THERE is, unfortunately, nothing new to canal-side pubs being closed. In 1962, the author, boatman and songwriter David Blagrove commented on pub closures in his great canal book, Bread Upon The Waters. On arriving at what is today the Narrow Boat Inn at Stowe Hill, Weedon, he wrote that it was ‘the first pub still in business since Stoke Bruerne’.

But for him, it was not all thirsty work. He then went on to Braunston, and when descending the lock flight from the tunnel towards the village, he saw ‘a long, low brick pub crouched invitingly. A weather-beaten signboard announced that it was called The Admiral Nelson.

In the last decade or so, however, The Admiral Nelson has had mixed fortunes until, i.n 2009 The Admiral Nelson was closed and boarded it up, and left in that pitiful condition until 2012 – its future prospects looking pretty grim.

Then it was rescued by Pam and Mark Davis, who managed to buy the freehold and revived its fortunes. In time, it became the The Guardian’s Best Rural Pub of the Year. This accolade was repeated in canal publications and elsewhere. For a few years the pub even managed an outside mini pop concert. But the owners were exhausted by it all and after little more than five years, they wanted to move on. In 2017 they put the pub up for sale at an asking price of £595,000. There was now more public concern, as the second sale was also taking a long time, and the owners’ enthusiasm seemed just not there anymore.

Then at the end of last year, the pub was acquired by Everards Brewery of Leicestershire.
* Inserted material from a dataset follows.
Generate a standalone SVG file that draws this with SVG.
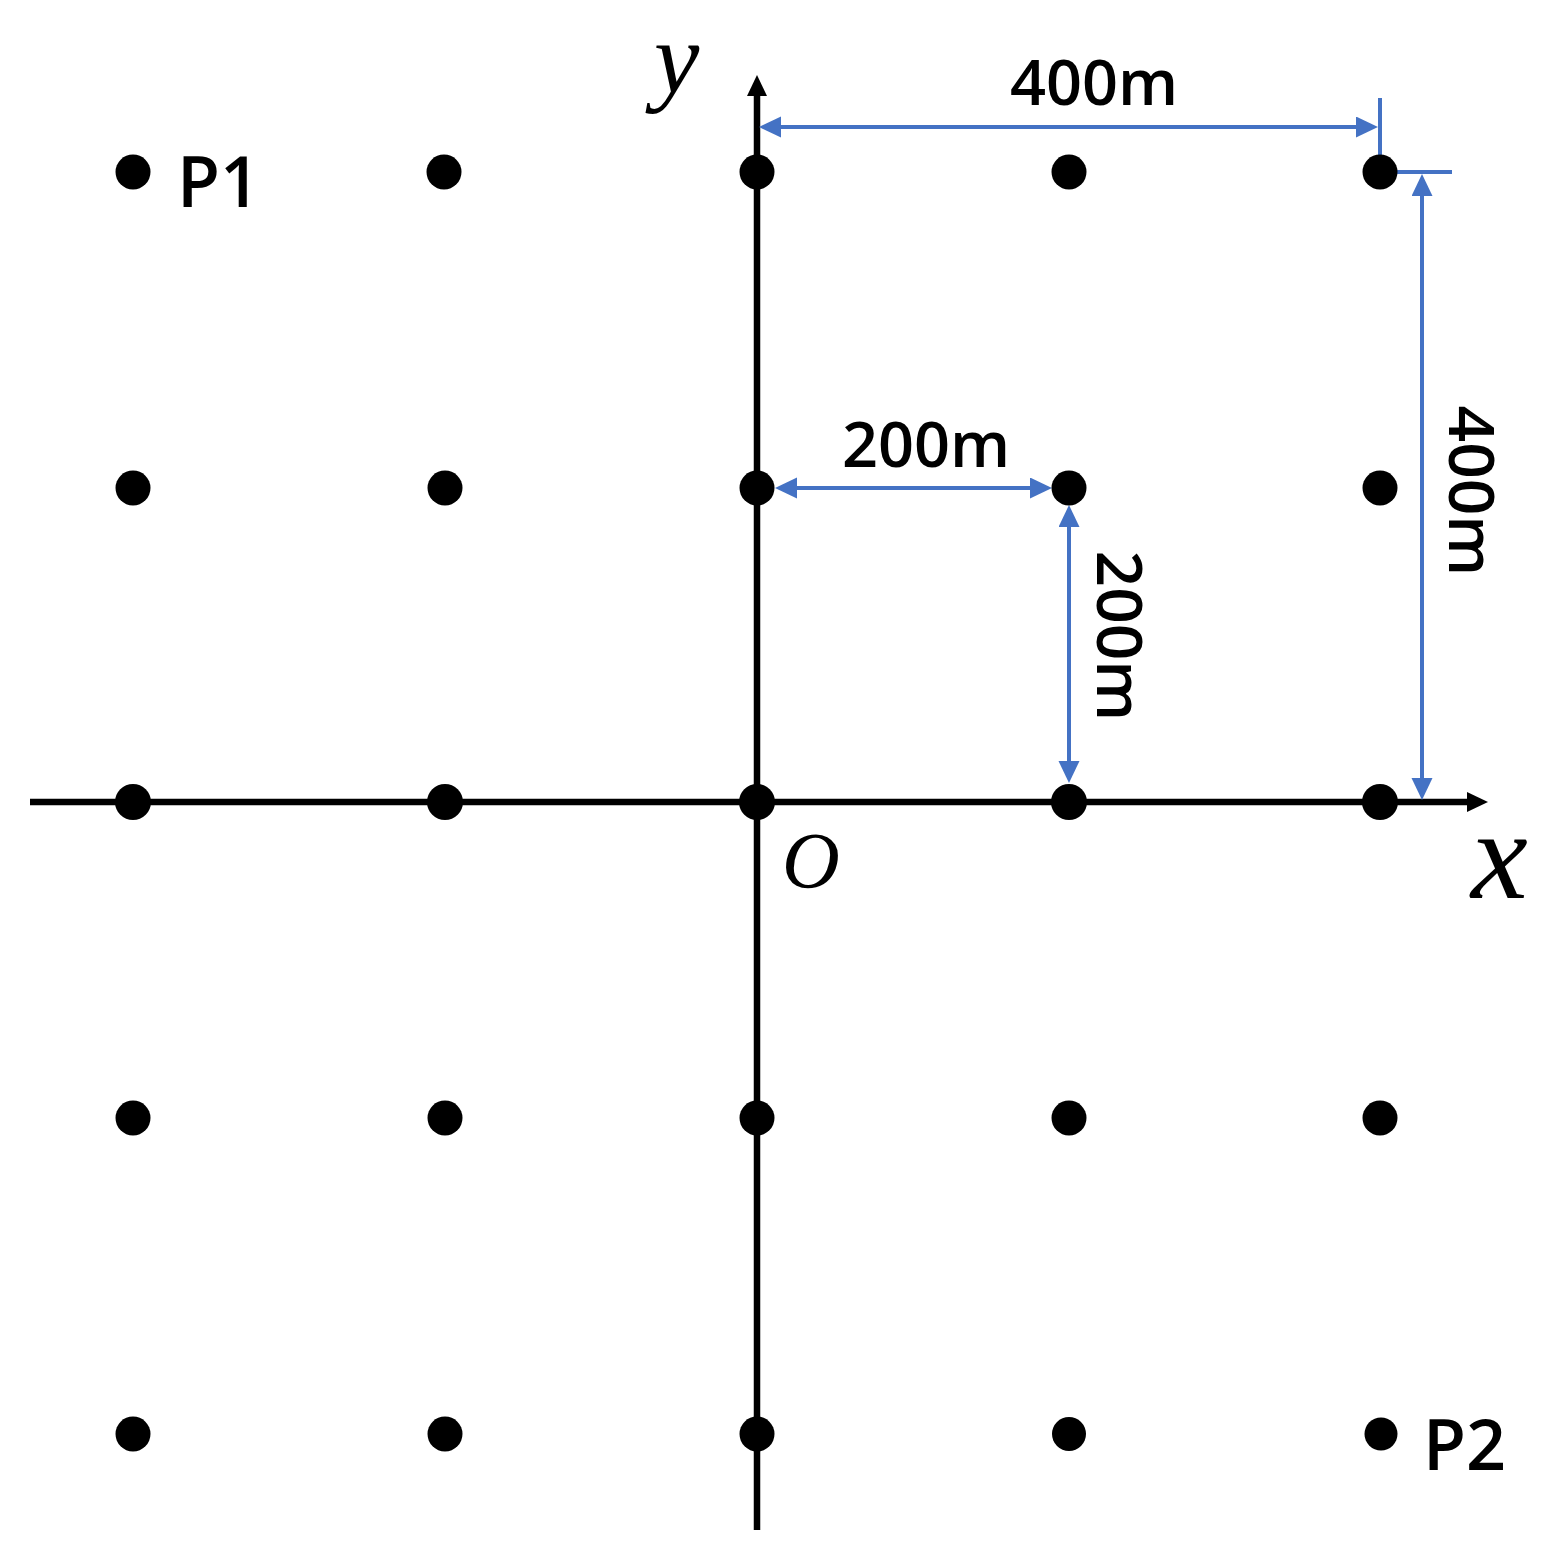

The Admiral Nelson was given a welcome makeover, with the promise of more to come, and then leased to Pete and Debs Hawksworth, who come from the Nottingham area.

They brought with them a wealth of experience in running pubs, and a formula that works for them. Their emphasis is on being a ‘pub-pub.’ And serving pub grub – they have even brought their former chef from Nottingham to ensure the food is to their exacting standards. Both drink and food are very reasonably priced, with very little on the menu’s main courses that are above £10. All food is made from fresh produce, and locally sourced where possible.

The drinks on offer provide a wide choice, including a selection of Everards ales and tempting looking guest beers. There is a good selection of budget and medium-priced wines, and also today’s designer-drinker special, a selection of premium gins. For lunch with an old friend, who is a stalwart with the Wilts & Berks Canal Trust, we each chose the gammon steak at £9.95, washed down with a pint of Everards amber ale. Both were to perfection.

On one recent evening I took two people on a tour of the canal at Braunston, who were looking to make a canal television programme. The couple had not been to Braunston before. We started at the marina, looking at its historic buildings, some even older than the Admiral Nelson’s conversion to a pub in 1805. We then moved on via the old canal buildings at the Bottom Lock, and onto Lock 2, where a scene for the TV series Inspector Morse was shot.

Then in the early warm spring evening we ended our researches at what Thomas Hardy had once called ‘the inn that beamed thereby’. It was a description that perfectly fitted The Admiral Nelson that evening, with the sun setting. For a midweek evening, the pub was packed with locals and boaters – like canal-side pubs used to be. ‘We must use this fantastic pub, and those new lock-side benches,’ said the excited producer.

So it’s three cheers for the new managers, Pete and Debs and their young team. And a warning to boaters – booze-cruise it or lose it! Don’t turn a blind eye to The Admiral Nelson!